It's funny. I didn't get to this article until late yesterday, but I had been thinking about the psychology of product names and how companies entice people to buy food-related products while running errands earlier in the day. I stopped at Macy's on State Street to buy Orgasm nail polish for my sister*, a product in the now legendary
line by Nars Cosmetics that started with Orgasm blush--one of the best-selling cosmetic products of all time.** Some of what Rob Walker, of the
New York Times Magazine's "Consumed" column,
writes about Orgasm and the coding of colors applies to the names given to restaurant dishes, especially if one thinks about "logic-defying" names in relation to modern food.
I was hoping that the menu psychology article would address the issue of menus displayed in the windows or otherwise right outside of restaurants to entice diners. I often stop on the sidewalk to read menus, even if I have no plans to eat, and I always find the experience somewhat strange. It's a document that I usually read indoors, flat on a table, with a napkin on my lap--it always seems odd to be reading it in exactly the same format--scale, typeface, etc.--outdoors as signage of sorts. I also wonder about the double decision-making process of reading a menu in the window of a restaurant, deciding that one will eat at that establishment at that moment, then receiving the menu at the table once one is seated and choosing specifically what to order. I wish the article got to that.

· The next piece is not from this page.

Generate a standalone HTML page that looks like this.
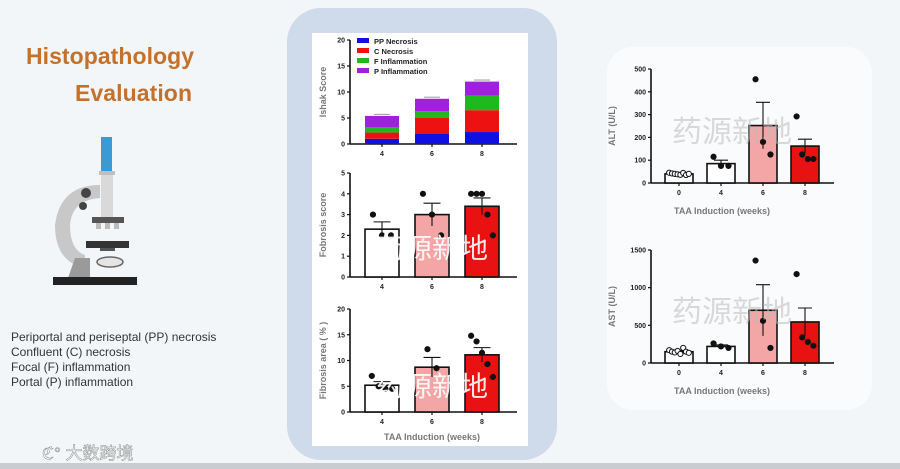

After purchasing the Orgasm nail polish at Macy's, I went downstairs in search of a
battery-powered pepper mill. I go department-store shopping twice a year at most, so I am fairly (i.e. very) easily amused by store displays. One of the most bizarre ones I saw yesterday was this one in Macy's Le Creuset section:

Is it just me, or is this display somewhat absurd? How or why would giant cans of fruit cocktail entice me to buy a French oven (or really any kind of cookware)? The display made me think of the work of Simon Doonan, window dresser-turned-Creative Director of Barneys [department stores]. His window displays are always irreverent and often ironic. Somehow, I don't think any irony was intended at Macy's...
*We only do silly, themed stocking stuffer-type gifts in my family; I bought the nail polish to accompany the Herpes stuffed microbe I bought as a toy for my sister's dog.
**Super Orgasm and Deep Throat are also Nars colors but haven't sold anywhere near as well as Orgasm.